» EXERCISE
Output every line exactly as written. Leave out pictures.

* begin *

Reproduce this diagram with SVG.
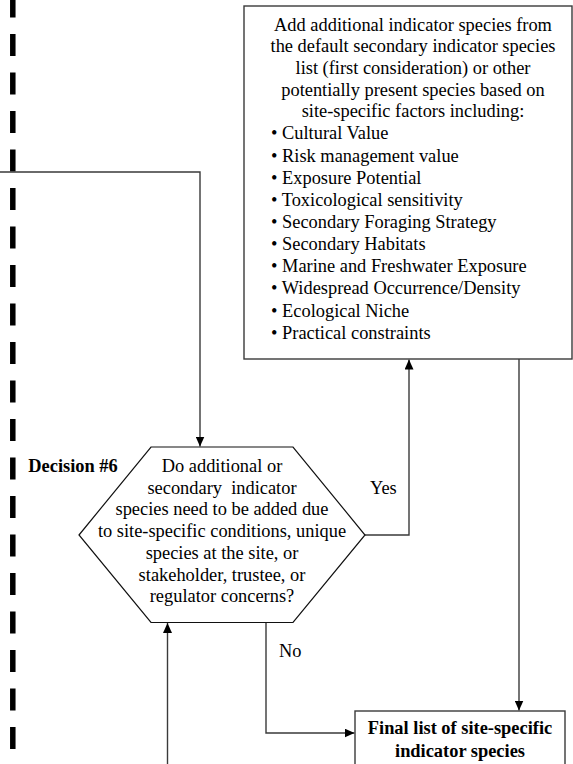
<svg xmlns="http://www.w3.org/2000/svg" width="573" height="764" viewBox="0 0 573 764">
<style>
text{font-family:"Liberation Serif","Times New Roman",serif;font-size:18.4px;fill:#000}
.b{font-weight:bold}
.m{text-anchor:middle}
.box{fill:#fff;stroke:#3a3a3a;stroke-width:1.4}
.con{fill:none;stroke:#3a3a3a;stroke-width:1.4}
</style>
<defs>
<marker id="arr" viewBox="0 0 10 9" refX="10" refY="4.5" markerWidth="10" markerHeight="9" markerUnits="userSpaceOnUse" orient="auto">
<path d="M0,0 L10,4.5 L0,9 z" fill="#000"/>
</marker>
</defs>
<rect width="573" height="764" fill="#fff"/>
<line id="boundary" x1="12.8" y1="0" x2="12.8" y2="764" stroke="#000" stroke-width="5.5" stroke-dasharray="22 16.5" stroke-dashoffset="4.5"/>
<g id="connectors">
<path class="con" d="M0,172 H200 V446.5" marker-end="url(#arr)"/>
<path class="con" d="M365,535 H409 V359.5" marker-end="url(#arr)"/>
<path class="con" d="M519,359 V710.5" marker-end="url(#arr)"/>
<path class="con" d="M266,622.5 V733 H354.5" marker-end="url(#arr)"/>
<path class="con" d="M167.5,764 V623" marker-end="url(#arr)"/>
<text x="370" y="493.5">Yes</text>
<text x="279" y="657">No</text>
</g>
<g id="add-species">
<rect class="box" x="244" y="6" width="328" height="353"/>
<text class="m" x="413" y="30.7">Add additional indicator species from</text>
<text class="m" x="413" y="52.3">the default secondary indicator species</text>
<text class="m" x="413" y="74">list (first consideration) or other</text>
<text class="m" x="413" y="95.7">potentially present species based on</text>
<text class="m" x="413" y="117">site-specific factors including:</text>
<text x="271" y="139.3">• Cultural Value</text>
<text x="271" y="161.5">• Risk management value</text>
<text x="271" y="183.6">• Exposure Potential</text>
<text x="271" y="205.8">• Toxicological sensitivity</text>
<text x="271" y="227.9">• Secondary Foraging Strategy</text>
<text x="271" y="250.1">• Secondary Habitats</text>
<text x="271" y="272.2">• Marine and Freshwater Exposure</text>
<text x="271" y="294.4">• Widespread Occurrence/Density</text>
<text x="271" y="316.5">• Ecological Niche</text>
<text x="271" y="338.7">• Practical constraints</text>
</g>
<g id="decision6">
<polygon class="box" points="79,535 151,447 293,447 365,535 293,622.5 151,622.5" style="stroke:#111;stroke-width:1.2"/>
<text class="b" x="28.3" y="471.7">Decision #6</text>
<text class="m" x="222" y="471.7">Do additional or</text>
<text class="m" x="222" y="493.5" xml:space="preserve">secondary  indicator</text>
<text class="m" x="222" y="515.2">species need to be added due</text>
<text class="m" x="222" y="537">to site-specific conditions, unique</text>
<text class="m" x="222" y="558.8">species at the site, or</text>
<text class="m" x="222" y="580.5">stakeholder, trustee, or</text>
<text class="m" x="222" y="602.3">regulator concerns?</text>
</g>
<g id="final-list">
<rect class="box" x="355" y="711" width="210" height="70"/>
<text class="m b" x="460" y="734">Final list of site-specific</text>
<text class="m b" x="460" y="757">indicator species</text>
</g>
</svg>
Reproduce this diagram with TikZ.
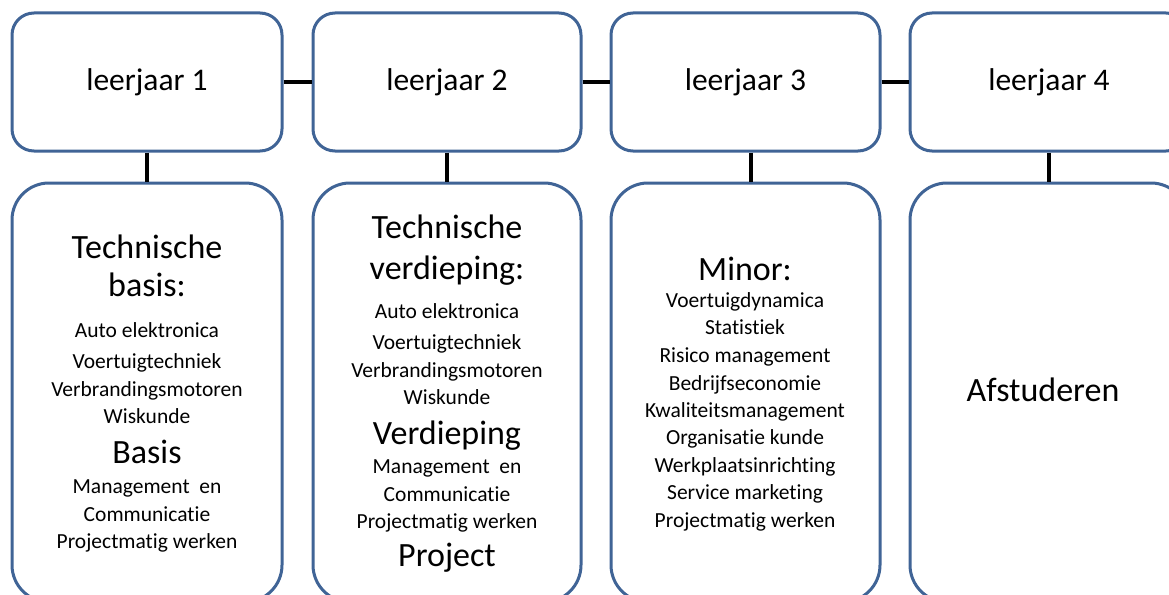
\documentclass[tikz,border=0pt]{standalone}
\usepackage{fontspec}
\setmainfont{Carlito}[Ligatures=NoCommon]
\definecolor{frameblue}{RGB}{64,100,150}
\begin{document}
\begin{tikzpicture}[x=1pt,y=-1pt,
  yearbox/.style={draw=frameblue, line width=3pt, rounded corners=22pt, fill=white,
    inner sep=0pt, minimum height=138pt, font=\fontsize{31.5}{34}\selectfont},
  subjbox/.style={draw=frameblue, line width=3pt, rounded corners=37pt, fill=white,
    inner sep=0pt, minimum height=419pt},
  link/.style={draw=black, line width=4pt},
  heading/.style={inner sep=0pt, anchor=center, text height=22pt, text depth=0pt,
    font=\fontsize{34}{36}\selectfont},
  item/.style={inner sep=0pt, anchor=center, text height=13.8pt, text depth=0pt,
    font=\fontsize{21.5}{24}\selectfont}]
\useasboundingbox (0,0) rectangle (1169,594);
\clip (0,0) rectangle (1169,594);

% year boxes along the top
\node[yearbox, minimum width=270pt] (y1) at (147,82)    {leerjaar 1};
\node[yearbox, minimum width=268pt] (y2) at (447,82)    {leerjaar 2};
\node[yearbox, minimum width=269pt] (y3) at (745.5,82)  {leerjaar 3};
\node[yearbox, minimum width=278pt] (y4) at (1049,82)   {leerjaar 4};

% programme boxes below
\node[subjbox, minimum width=270pt] (s1) at (147,392.5)   {};
\node[subjbox, minimum width=268pt] (s2) at (447,392.5)   {};
\node[subjbox, minimum width=269pt] (s3) at (745.5,392.5) {};
\node[subjbox, minimum width=278pt] (s4) at (1049,392.5)  {};

% connectors
\draw[link] (y1.east) -- (y2.west);
\draw[link] (y2.east) -- (y3.west);
\draw[link] (y3.east) -- (y4.west);
\draw[link] (y1.south) -- (s1.north);
\draw[link] (y2.south) -- (s2.north);
\draw[link] ([xshift=5pt]y3.south) -- ([xshift=5pt]s3.north);
\draw[link] (y4.south) -- (s4.north);

% year 1
\node[heading] (h1a) at (147,247) {Technische};
\node[heading] (h1b) at (147,285) {basis:};
\foreach \t/\y [count=\i] in {Auto elektronica/331, Voertuigtechniek/362,
    Verbrandingsmotoren/390, Wiskunde/417}
  \node[item] (a1\i) at (147,\y) {\t};
\node[heading] (h1c) at (147,452) {Basis};
\foreach \t/\y [count=\i] in {Management\ \ en/487, Communicatie/515,
    Projectmatig werken/542}
  \node[item] (b1\i) at (147,\y) {\t};

% year 2
\node[heading] (h2a) at (447,227) {Technische};
\node[heading] (h2b) at (447,268) {verdieping:};
\foreach \t/\y [count=\i] in {Auto elektronica/312, Voertuigtechniek/343,
    Verbrandingsmotoren/371, Wiskunde/398}
  \node[item] (a2\i) at (447,\y) {\t};
\node[heading] (h2c) at (447,433) {Verdieping};
\foreach \t/\y [count=\i] in {Management\ \ en/467, Communicatie/495,
    Projectmatig werken/522}
  \node[item] (b2\i) at (447,\y) {\t};
\node[heading] (h2d) at (447,555) {Project};

% year 3
\node[heading] (h3a) at (745,269) {Minor:};
\foreach \t/\y [count=\i] in {Voertuigdynamica/301, Statistiek/328,
    Risico management/356, Bedrijfseconomie/384, Kwaliteitsmanagement/411,
    Organisatie kunde/438, Werkplaatsinrichting/466, Service marketing/493,
    Projectmatig werken/521}
  \node[item] (a3\i) at (745,\y) {\t};

% year 4
\node[heading] (h4a) at (1043,390) {Afstuderen};
\end{tikzpicture}
\end{document}
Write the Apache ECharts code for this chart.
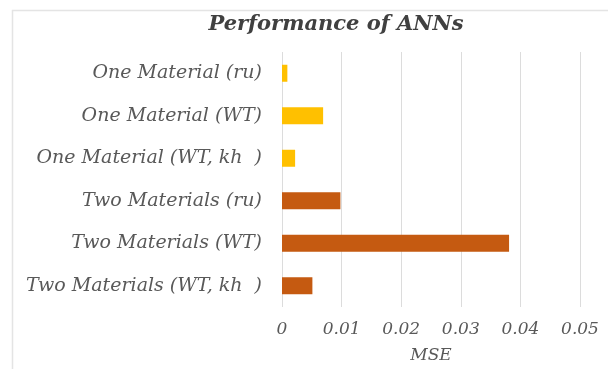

* end *

» CORRECT RESPONSE
Reproduce this diagram with SVG.
<svg xmlns="http://www.w3.org/2000/svg" width="573" height="764" viewBox="0 0 573 764">
<style>
text{font-family:"Liberation Serif","Times New Roman",serif;font-size:18.4px;fill:#000}
.b{font-weight:bold}
.m{text-anchor:middle}
.box{fill:#fff;stroke:#3a3a3a;stroke-width:1.4}
.con{fill:none;stroke:#3a3a3a;stroke-width:1.4}
</style>
<defs>
<marker id="arr" viewBox="0 0 10 9" refX="10" refY="4.5" markerWidth="10" markerHeight="9" markerUnits="userSpaceOnUse" orient="auto">
<path d="M0,0 L10,4.5 L0,9 z" fill="#000"/>
</marker>
</defs>
<rect width="573" height="764" fill="#fff"/>
<line id="boundary" x1="12.8" y1="0" x2="12.8" y2="764" stroke="#000" stroke-width="5.5" stroke-dasharray="22 16.5" stroke-dashoffset="4.5"/>
<g id="connectors">
<path class="con" d="M0,172 H200 V446.5" marker-end="url(#arr)"/>
<path class="con" d="M365,535 H409 V359.5" marker-end="url(#arr)"/>
<path class="con" d="M519,359 V710.5" marker-end="url(#arr)"/>
<path class="con" d="M266,622.5 V733 H354.5" marker-end="url(#arr)"/>
<path class="con" d="M167.5,764 V623" marker-end="url(#arr)"/>
<text x="370" y="493.5">Yes</text>
<text x="279" y="657">No</text>
</g>
<g id="add-species">
<rect class="box" x="244" y="6" width="328" height="353"/>
<text class="m" x="413" y="30.7">Add additional indicator species from</text>
<text class="m" x="413" y="52.3">the default secondary indicator species</text>
<text class="m" x="413" y="74">list (first consideration) or other</text>
<text class="m" x="413" y="95.7">potentially present species based on</text>
<text class="m" x="413" y="117">site-specific factors including:</text>
<text x="271" y="139.3">• Cultural Value</text>
<text x="271" y="161.5">• Risk management value</text>
<text x="271" y="183.6">• Exposure Potential</text>
<text x="271" y="205.8">• Toxicological sensitivity</text>
<text x="271" y="227.9">• Secondary Foraging Strategy</text>
<text x="271" y="250.1">• Secondary Habitats</text>
<text x="271" y="272.2">• Marine and Freshwater Exposure</text>
<text x="271" y="294.4">• Widespread Occurrence/Density</text>
<text x="271" y="316.5">• Ecological Niche</text>
<text x="271" y="338.7">• Practical constraints</text>
</g>
<g id="decision6">
<polygon class="box" points="79,535 151,447 293,447 365,535 293,622.5 151,622.5" style="stroke:#111;stroke-width:1.2"/>
<text class="b" x="28.3" y="471.7">Decision #6</text>
<text class="m" x="222" y="471.7">Do additional or</text>
<text class="m" x="222" y="493.5" xml:space="preserve">secondary  indicator</text>
<text class="m" x="222" y="515.2">species need to be added due</text>
<text class="m" x="222" y="537">to site-specific conditions, unique</text>
<text class="m" x="222" y="558.8">species at the site, or</text>
<text class="m" x="222" y="580.5">stakeholder, trustee, or</text>
<text class="m" x="222" y="602.3">regulator concerns?</text>
</g>
<g id="final-list">
<rect class="box" x="355" y="711" width="210" height="70"/>
<text class="m b" x="460" y="734">Final list of site-specific</text>
<text class="m b" x="460" y="757">indicator species</text>
</g>
</svg>
Reproduce this diagram with TikZ.
\documentclass[tikz,border=0pt]{standalone}
\usepackage{fontspec}
\setmainfont{Carlito}[Ligatures=NoCommon]
\definecolor{frameblue}{RGB}{64,100,150}
\begin{document}
\begin{tikzpicture}[x=1pt,y=-1pt,
  yearbox/.style={draw=frameblue, line width=3pt, rounded corners=22pt, fill=white,
    inner sep=0pt, minimum height=138pt, font=\fontsize{31.5}{34}\selectfont},
  subjbox/.style={draw=frameblue, line width=3pt, rounded corners=37pt, fill=white,
    inner sep=0pt, minimum height=419pt},
  link/.style={draw=black, line width=4pt},
  heading/.style={inner sep=0pt, anchor=center, text height=22pt, text depth=0pt,
    font=\fontsize{34}{36}\selectfont},
  item/.style={inner sep=0pt, anchor=center, text height=13.8pt, text depth=0pt,
    font=\fontsize{21.5}{24}\selectfont}]
\useasboundingbox (0,0) rectangle (1169,594);
\clip (0,0) rectangle (1169,594);

% year boxes along the top
\node[yearbox, minimum width=270pt] (y1) at (147,82)    {leerjaar 1};
\node[yearbox, minimum width=268pt] (y2) at (447,82)    {leerjaar 2};
\node[yearbox, minimum width=269pt] (y3) at (745.5,82)  {leerjaar 3};
\node[yearbox, minimum width=278pt] (y4) at (1049,82)   {leerjaar 4};

% programme boxes below
\node[subjbox, minimum width=270pt] (s1) at (147,392.5)   {};
\node[subjbox, minimum width=268pt] (s2) at (447,392.5)   {};
\node[subjbox, minimum width=269pt] (s3) at (745.5,392.5) {};
\node[subjbox, minimum width=278pt] (s4) at (1049,392.5)  {};

% connectors
\draw[link] (y1.east) -- (y2.west);
\draw[link] (y2.east) -- (y3.west);
\draw[link] (y3.east) -- (y4.west);
\draw[link] (y1.south) -- (s1.north);
\draw[link] (y2.south) -- (s2.north);
\draw[link] ([xshift=5pt]y3.south) -- ([xshift=5pt]s3.north);
\draw[link] (y4.south) -- (s4.north);

% year 1
\node[heading] (h1a) at (147,247) {Technische};
\node[heading] (h1b) at (147,285) {basis:};
\foreach \t/\y [count=\i] in {Auto elektronica/331, Voertuigtechniek/362,
    Verbrandingsmotoren/390, Wiskunde/417}
  \node[item] (a1\i) at (147,\y) {\t};
\node[heading] (h1c) at (147,452) {Basis};
\foreach \t/\y [count=\i] in {Management\ \ en/487, Communicatie/515,
    Projectmatig werken/542}
  \node[item] (b1\i) at (147,\y) {\t};

% year 2
\node[heading] (h2a) at (447,227) {Technische};
\node[heading] (h2b) at (447,268) {verdieping:};
\foreach \t/\y [count=\i] in {Auto elektronica/312, Voertuigtechniek/343,
    Verbrandingsmotoren/371, Wiskunde/398}
  \node[item] (a2\i) at (447,\y) {\t};
\node[heading] (h2c) at (447,433) {Verdieping};
\foreach \t/\y [count=\i] in {Management\ \ en/467, Communicatie/495,
    Projectmatig werken/522}
  \node[item] (b2\i) at (447,\y) {\t};
\node[heading] (h2d) at (447,555) {Project};

% year 3
\node[heading] (h3a) at (745,269) {Minor:};
\foreach \t/\y [count=\i] in {Voertuigdynamica/301, Statistiek/328,
    Risico management/356, Bedrijfseconomie/384, Kwaliteitsmanagement/411,
    Organisatie kunde/438, Werkplaatsinrichting/466, Service marketing/493,
    Projectmatig werken/521}
  \node[item] (a3\i) at (745,\y) {\t};

% year 4
\node[heading] (h4a) at (1043,390) {Afstuderen};
\end{tikzpicture}
\end{document}
Write the Apache ECharts code for this chart.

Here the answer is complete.